Problem details: Locate every line in the records below that contains the word "this", and copy each one.

[START OF Given entries]

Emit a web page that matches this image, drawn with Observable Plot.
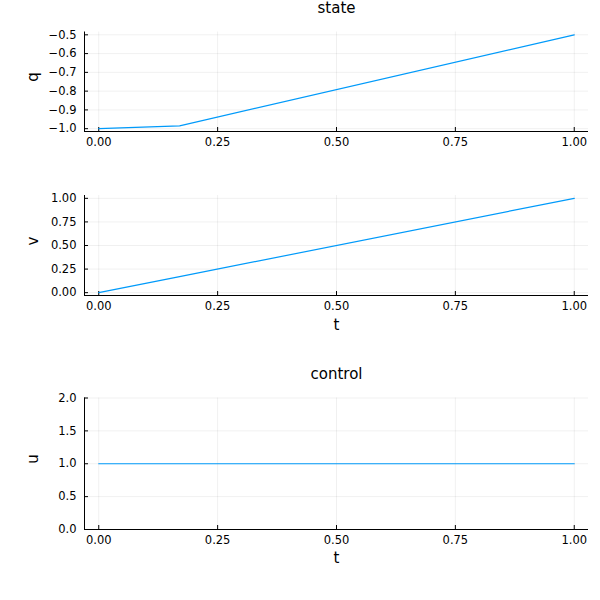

[END OF Given entries]
[START OF Given entries]

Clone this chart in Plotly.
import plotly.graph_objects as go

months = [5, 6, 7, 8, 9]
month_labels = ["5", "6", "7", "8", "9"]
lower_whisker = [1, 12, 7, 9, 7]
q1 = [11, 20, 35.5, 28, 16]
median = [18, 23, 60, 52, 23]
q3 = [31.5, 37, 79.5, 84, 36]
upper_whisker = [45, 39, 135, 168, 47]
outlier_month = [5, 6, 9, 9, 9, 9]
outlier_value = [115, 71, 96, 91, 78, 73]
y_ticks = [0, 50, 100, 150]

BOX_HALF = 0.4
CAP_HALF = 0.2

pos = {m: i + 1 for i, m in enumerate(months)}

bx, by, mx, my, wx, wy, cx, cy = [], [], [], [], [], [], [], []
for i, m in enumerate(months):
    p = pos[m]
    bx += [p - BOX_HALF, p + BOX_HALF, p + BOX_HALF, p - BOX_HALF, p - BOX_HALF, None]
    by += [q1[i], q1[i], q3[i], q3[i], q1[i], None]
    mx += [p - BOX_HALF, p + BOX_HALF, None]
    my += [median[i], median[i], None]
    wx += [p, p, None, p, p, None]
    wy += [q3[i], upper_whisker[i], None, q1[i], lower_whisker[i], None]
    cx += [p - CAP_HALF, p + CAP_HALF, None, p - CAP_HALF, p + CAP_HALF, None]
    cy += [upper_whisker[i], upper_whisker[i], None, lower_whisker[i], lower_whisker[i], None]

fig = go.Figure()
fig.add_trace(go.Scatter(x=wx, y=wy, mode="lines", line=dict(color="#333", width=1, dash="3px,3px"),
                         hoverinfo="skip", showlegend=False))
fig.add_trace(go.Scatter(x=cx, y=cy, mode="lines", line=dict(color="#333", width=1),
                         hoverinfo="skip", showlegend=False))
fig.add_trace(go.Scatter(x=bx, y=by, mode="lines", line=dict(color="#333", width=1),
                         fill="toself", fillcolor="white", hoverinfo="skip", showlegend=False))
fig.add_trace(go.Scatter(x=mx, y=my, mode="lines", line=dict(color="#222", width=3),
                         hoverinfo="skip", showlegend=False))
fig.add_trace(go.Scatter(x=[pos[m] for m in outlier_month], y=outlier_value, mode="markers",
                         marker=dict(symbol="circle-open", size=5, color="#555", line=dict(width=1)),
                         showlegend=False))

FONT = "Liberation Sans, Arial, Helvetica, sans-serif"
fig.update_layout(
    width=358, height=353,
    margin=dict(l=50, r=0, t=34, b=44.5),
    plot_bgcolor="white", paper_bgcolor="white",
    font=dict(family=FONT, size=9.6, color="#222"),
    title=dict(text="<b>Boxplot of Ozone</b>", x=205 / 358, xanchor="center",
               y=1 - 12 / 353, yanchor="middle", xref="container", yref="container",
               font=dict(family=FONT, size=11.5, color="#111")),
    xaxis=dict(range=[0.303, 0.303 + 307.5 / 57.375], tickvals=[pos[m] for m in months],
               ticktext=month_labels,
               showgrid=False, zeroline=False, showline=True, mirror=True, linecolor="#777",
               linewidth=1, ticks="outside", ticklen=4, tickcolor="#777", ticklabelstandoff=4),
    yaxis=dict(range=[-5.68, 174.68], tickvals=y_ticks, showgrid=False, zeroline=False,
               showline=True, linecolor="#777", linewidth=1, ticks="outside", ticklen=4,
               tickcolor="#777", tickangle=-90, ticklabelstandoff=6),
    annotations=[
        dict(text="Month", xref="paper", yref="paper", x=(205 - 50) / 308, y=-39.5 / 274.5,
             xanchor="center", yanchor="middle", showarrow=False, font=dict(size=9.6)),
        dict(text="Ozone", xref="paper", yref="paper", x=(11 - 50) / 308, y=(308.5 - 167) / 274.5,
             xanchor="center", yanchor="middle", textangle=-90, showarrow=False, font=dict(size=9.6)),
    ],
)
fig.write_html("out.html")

[END OF Given entries]
[START OF Given entries]

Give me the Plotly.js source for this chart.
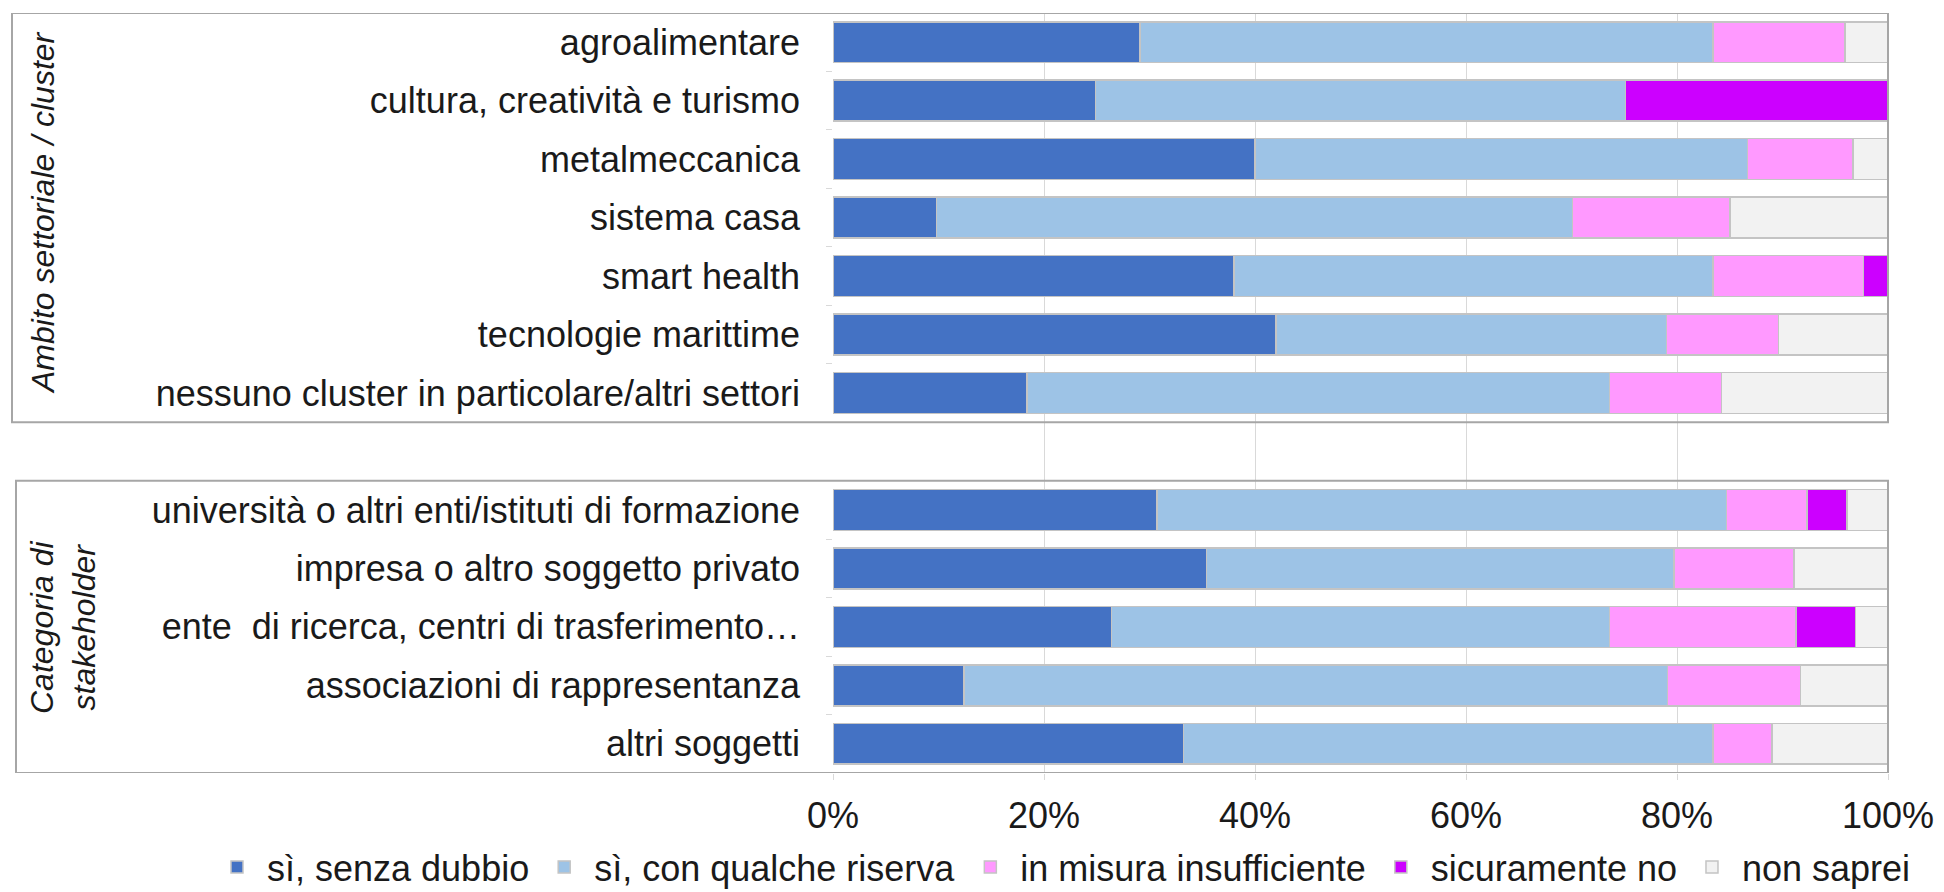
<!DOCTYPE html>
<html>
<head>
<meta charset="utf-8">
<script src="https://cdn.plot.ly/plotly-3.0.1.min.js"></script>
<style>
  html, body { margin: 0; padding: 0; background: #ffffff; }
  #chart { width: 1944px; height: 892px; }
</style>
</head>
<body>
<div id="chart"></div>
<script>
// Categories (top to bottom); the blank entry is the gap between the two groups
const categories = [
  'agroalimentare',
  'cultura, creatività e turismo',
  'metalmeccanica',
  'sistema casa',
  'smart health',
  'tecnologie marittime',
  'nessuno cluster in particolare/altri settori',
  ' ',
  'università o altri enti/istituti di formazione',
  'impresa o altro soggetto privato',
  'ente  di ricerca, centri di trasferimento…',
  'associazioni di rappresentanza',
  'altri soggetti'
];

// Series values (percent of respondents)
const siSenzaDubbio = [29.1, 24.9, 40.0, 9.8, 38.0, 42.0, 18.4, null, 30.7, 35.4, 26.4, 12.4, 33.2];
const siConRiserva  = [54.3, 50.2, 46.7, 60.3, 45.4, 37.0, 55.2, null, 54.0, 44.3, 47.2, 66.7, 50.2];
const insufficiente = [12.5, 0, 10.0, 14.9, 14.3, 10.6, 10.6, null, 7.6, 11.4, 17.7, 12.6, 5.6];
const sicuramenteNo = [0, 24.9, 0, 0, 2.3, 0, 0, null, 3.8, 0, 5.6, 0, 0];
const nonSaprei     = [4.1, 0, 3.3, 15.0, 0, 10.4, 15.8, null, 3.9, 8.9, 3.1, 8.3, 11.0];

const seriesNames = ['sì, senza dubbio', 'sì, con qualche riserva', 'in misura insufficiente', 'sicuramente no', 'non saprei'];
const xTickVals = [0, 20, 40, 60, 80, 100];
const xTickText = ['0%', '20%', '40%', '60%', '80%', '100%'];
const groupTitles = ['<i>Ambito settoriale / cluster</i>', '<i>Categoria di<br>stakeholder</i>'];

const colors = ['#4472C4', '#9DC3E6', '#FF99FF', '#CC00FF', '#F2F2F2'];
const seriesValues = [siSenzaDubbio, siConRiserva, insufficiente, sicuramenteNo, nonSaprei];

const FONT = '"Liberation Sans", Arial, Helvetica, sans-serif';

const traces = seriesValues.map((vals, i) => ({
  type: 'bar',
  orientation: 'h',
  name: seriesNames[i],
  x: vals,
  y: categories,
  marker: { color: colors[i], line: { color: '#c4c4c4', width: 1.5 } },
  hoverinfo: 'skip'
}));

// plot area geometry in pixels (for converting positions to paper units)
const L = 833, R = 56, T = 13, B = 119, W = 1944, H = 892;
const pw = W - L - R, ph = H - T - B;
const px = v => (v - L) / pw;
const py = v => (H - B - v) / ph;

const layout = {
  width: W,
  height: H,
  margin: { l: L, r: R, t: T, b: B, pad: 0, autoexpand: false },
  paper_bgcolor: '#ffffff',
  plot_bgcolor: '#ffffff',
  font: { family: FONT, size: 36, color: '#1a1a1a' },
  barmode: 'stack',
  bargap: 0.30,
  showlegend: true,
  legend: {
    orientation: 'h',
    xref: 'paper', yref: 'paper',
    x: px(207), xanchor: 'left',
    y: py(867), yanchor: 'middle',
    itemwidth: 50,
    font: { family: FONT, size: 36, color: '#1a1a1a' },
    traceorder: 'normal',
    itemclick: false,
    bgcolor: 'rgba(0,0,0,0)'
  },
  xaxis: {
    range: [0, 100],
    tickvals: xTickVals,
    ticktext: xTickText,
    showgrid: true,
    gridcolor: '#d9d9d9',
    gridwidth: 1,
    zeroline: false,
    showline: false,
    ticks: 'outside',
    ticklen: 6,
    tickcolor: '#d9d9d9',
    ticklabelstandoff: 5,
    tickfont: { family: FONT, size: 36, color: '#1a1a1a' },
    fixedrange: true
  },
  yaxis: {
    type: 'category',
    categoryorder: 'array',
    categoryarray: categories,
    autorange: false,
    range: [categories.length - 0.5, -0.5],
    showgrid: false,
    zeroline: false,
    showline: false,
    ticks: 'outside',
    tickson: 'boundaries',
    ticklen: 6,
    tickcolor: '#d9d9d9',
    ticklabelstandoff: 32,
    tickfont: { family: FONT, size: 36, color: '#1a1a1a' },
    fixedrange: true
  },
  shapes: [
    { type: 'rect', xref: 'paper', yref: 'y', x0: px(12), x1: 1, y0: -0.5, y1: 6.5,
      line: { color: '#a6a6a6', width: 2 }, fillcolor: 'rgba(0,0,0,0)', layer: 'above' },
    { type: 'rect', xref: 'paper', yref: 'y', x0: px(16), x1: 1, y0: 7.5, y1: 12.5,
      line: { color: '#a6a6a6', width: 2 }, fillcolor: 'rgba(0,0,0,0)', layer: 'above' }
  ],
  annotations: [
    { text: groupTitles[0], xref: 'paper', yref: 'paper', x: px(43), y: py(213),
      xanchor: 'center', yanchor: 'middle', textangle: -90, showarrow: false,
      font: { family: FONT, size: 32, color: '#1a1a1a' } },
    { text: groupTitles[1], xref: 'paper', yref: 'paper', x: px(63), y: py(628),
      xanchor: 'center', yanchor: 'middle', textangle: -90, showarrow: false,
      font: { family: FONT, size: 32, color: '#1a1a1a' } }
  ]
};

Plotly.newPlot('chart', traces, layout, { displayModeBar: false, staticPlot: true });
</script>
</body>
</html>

[END OF Given entries]

Task output:
Emit a web page that matches this image, drawn with Observable Plot.
Clone this chart in Plotly.
Give me the Plotly.js source for this chart.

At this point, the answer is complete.